Archaegonaspis ludensis (Salter, 1859) was described initially as Pteraspis ludensis, and as Scaphaspis by Lankester (1868). Woodward (1891a) redescribed it, and it is mentioned by Kiaer (1932b). Denison (1964) redescribed the species within his Family Cyathaspididae but concluded that its referral to the genus could not be firmly established. Its occurrence at Church Hill is mentioned by Woodward (1891a), Denison (1956) and White (1958a).

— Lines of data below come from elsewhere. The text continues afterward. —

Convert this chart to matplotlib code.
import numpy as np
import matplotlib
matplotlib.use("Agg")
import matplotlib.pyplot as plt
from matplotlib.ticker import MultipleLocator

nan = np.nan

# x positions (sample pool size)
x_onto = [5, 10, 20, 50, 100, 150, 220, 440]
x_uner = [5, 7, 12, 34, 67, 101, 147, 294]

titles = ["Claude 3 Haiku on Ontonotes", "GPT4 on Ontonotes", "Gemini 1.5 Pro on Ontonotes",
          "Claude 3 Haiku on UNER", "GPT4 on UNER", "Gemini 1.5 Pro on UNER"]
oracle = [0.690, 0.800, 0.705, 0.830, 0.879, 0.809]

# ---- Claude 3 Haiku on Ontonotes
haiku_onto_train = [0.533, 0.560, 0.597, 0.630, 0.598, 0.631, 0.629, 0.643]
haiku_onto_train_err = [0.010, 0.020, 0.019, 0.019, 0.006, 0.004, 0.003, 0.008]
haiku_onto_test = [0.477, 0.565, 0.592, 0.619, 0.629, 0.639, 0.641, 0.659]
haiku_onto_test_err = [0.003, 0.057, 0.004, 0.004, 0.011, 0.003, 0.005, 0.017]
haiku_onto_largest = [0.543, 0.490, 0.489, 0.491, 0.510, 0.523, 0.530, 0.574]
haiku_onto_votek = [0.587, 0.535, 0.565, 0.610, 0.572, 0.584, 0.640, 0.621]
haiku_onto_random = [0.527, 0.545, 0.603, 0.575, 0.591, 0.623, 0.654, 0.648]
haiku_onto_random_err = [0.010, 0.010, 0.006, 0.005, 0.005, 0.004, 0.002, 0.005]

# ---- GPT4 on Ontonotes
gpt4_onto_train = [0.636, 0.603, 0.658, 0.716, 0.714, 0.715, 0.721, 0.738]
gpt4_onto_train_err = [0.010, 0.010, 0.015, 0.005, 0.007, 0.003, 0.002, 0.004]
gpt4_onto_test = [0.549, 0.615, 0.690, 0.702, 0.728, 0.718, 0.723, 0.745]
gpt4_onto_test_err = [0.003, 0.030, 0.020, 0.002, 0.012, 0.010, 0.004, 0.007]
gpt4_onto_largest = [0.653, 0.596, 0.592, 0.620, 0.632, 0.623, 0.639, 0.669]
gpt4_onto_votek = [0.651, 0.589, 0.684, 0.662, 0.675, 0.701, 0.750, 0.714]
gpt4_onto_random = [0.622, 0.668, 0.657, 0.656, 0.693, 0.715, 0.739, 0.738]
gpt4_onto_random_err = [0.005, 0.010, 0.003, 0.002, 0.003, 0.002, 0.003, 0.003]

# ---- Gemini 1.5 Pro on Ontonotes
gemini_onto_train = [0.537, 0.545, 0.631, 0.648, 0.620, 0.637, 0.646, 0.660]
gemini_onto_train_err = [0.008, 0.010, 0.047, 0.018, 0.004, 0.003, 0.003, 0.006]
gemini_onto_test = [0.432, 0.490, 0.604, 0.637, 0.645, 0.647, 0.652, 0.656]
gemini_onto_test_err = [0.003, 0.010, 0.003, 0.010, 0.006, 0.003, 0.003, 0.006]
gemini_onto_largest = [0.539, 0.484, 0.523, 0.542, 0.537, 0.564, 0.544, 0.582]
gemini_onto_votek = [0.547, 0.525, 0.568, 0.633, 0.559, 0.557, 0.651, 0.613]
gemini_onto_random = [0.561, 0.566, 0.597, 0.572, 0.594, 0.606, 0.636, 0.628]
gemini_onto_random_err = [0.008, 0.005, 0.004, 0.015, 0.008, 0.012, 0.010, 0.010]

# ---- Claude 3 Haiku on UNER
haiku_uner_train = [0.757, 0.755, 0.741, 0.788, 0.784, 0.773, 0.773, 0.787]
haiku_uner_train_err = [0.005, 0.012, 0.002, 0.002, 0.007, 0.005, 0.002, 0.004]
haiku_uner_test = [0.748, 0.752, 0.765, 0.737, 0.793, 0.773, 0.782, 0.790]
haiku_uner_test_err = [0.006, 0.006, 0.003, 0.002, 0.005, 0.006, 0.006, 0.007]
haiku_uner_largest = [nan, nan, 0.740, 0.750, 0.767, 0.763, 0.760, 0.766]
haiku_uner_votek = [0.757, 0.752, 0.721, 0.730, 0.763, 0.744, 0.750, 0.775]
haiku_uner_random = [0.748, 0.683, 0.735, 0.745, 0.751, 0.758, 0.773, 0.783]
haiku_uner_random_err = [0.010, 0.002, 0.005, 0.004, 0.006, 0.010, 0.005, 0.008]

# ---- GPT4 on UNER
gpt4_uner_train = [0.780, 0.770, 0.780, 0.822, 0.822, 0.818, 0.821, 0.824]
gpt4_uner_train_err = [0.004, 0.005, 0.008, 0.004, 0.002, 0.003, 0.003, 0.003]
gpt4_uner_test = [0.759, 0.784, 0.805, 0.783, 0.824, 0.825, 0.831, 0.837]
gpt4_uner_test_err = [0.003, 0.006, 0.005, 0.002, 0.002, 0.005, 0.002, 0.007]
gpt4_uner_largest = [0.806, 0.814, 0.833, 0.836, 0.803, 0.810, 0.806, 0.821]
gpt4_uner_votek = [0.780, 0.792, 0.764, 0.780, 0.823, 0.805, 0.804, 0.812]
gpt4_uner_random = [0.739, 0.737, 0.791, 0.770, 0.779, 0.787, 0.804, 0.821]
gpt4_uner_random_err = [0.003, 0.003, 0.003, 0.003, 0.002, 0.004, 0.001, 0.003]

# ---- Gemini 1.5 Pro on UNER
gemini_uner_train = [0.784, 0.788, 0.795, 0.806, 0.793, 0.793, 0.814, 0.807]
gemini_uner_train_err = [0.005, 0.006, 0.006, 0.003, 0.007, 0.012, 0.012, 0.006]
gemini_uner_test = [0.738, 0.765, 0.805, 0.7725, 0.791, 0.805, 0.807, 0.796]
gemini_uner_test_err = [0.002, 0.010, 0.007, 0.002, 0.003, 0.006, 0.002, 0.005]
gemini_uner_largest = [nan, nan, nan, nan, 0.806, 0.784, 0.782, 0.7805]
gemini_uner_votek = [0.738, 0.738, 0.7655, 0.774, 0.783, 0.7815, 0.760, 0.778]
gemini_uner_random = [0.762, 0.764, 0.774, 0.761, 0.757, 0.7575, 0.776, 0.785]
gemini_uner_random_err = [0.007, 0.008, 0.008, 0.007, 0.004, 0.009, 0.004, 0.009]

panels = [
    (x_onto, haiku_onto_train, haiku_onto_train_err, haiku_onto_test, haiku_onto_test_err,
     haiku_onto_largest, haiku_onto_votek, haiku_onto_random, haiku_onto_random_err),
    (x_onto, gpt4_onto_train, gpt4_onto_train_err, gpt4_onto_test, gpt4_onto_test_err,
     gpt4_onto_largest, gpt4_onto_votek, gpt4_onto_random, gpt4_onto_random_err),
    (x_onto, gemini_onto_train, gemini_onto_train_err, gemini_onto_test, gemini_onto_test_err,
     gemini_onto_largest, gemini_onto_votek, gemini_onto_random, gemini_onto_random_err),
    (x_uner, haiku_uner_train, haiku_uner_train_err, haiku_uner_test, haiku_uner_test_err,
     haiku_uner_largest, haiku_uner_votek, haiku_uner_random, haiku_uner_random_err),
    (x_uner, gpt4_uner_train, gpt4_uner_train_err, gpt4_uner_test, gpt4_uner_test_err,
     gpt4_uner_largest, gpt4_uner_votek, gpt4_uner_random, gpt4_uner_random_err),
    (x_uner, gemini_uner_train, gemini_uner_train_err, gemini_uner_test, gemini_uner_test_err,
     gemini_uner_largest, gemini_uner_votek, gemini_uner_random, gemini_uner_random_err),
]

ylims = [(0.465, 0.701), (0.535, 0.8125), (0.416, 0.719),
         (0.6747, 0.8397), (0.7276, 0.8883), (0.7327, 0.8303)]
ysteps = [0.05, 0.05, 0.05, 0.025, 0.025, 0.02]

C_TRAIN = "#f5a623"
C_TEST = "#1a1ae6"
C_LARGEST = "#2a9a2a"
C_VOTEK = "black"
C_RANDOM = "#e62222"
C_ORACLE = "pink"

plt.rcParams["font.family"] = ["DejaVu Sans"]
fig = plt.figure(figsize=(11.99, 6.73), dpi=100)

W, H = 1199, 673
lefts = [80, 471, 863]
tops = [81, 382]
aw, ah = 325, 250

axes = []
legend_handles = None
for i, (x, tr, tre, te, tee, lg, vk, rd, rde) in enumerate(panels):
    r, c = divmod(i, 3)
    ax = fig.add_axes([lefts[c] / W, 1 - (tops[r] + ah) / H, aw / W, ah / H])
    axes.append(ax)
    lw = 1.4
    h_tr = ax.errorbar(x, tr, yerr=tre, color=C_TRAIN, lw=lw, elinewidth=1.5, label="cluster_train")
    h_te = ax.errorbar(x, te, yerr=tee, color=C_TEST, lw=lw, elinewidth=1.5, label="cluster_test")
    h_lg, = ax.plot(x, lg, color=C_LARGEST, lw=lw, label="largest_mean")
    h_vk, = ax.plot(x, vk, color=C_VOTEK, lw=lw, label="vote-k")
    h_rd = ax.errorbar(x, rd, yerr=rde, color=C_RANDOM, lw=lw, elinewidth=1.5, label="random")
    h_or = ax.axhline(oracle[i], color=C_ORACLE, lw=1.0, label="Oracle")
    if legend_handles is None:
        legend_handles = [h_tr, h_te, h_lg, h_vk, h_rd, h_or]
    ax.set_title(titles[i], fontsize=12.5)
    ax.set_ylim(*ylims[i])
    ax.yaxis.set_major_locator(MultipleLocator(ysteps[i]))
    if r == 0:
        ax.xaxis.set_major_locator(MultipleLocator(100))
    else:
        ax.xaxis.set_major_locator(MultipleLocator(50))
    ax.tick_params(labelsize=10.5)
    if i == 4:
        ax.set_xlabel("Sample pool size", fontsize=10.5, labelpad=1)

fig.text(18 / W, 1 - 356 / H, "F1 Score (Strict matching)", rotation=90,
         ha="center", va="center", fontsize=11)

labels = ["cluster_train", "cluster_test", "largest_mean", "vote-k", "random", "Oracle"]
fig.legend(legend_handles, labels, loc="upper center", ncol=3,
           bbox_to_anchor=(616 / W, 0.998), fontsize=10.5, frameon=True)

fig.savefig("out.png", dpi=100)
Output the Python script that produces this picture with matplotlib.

Archaegonaspis is a cyathaspid with a moderately broad shield, no median process, and an ornament of longitudinal ridges. The post-rostral field has a fanned or irregular pattern with the ridges occurring as short lengths or denticks. On the ventral shield the pattern is longitudinal, with an anterior area of fanned ridges (Denison, 1964). Archaegonaspis ludensis is also present in the younger rocks at Whitcliffe Quarry and Woodcock Covert Quarry, near Ludlow. The genus has recently been recorded from the Gorstian of Cwar Glas Quarry (q.v.), which is the oldest record of heterostracans in Britain. Four species of Archaegonaspis are known from the late Silurian of the eastern Baltic, Poland, Gotland, Sweden, the Welsh Borders and Wales.

Interpretation

The evidence of slumps and submarine erosion within the Ludlovian around Church Hill mark its position close to the palaeogeographical shelf edge. The parallel channels are interpreted as Ludlow-age submarine canyon heads that were infilled later in lower Leintwardine times. Whitaker (1962) thought that the fossil fauna was indigenous to the canyon heads, because it was not found outside them. However, Goldring and Stevenson (1972) showed that the specimens were suspended within the sediments, and they argued that the fauna had been introduced within fine-grained turbidite flows in the channels.

Conclusion

The main conservation value of the Church Hill quarries is important as the source of the oldest identifiable fish specimens in the Silurian of the Welsh Borders. Archaegonaspis is found also in other Welsh Borders localities, and farther afield, providing useful evidence for dating. Today there is little left of the quarries on Church Hill. All that can be seen is a large, irregular pitted area with few exposures of bluish green graptolitic siltstones, but the site could be re-excavated for further study.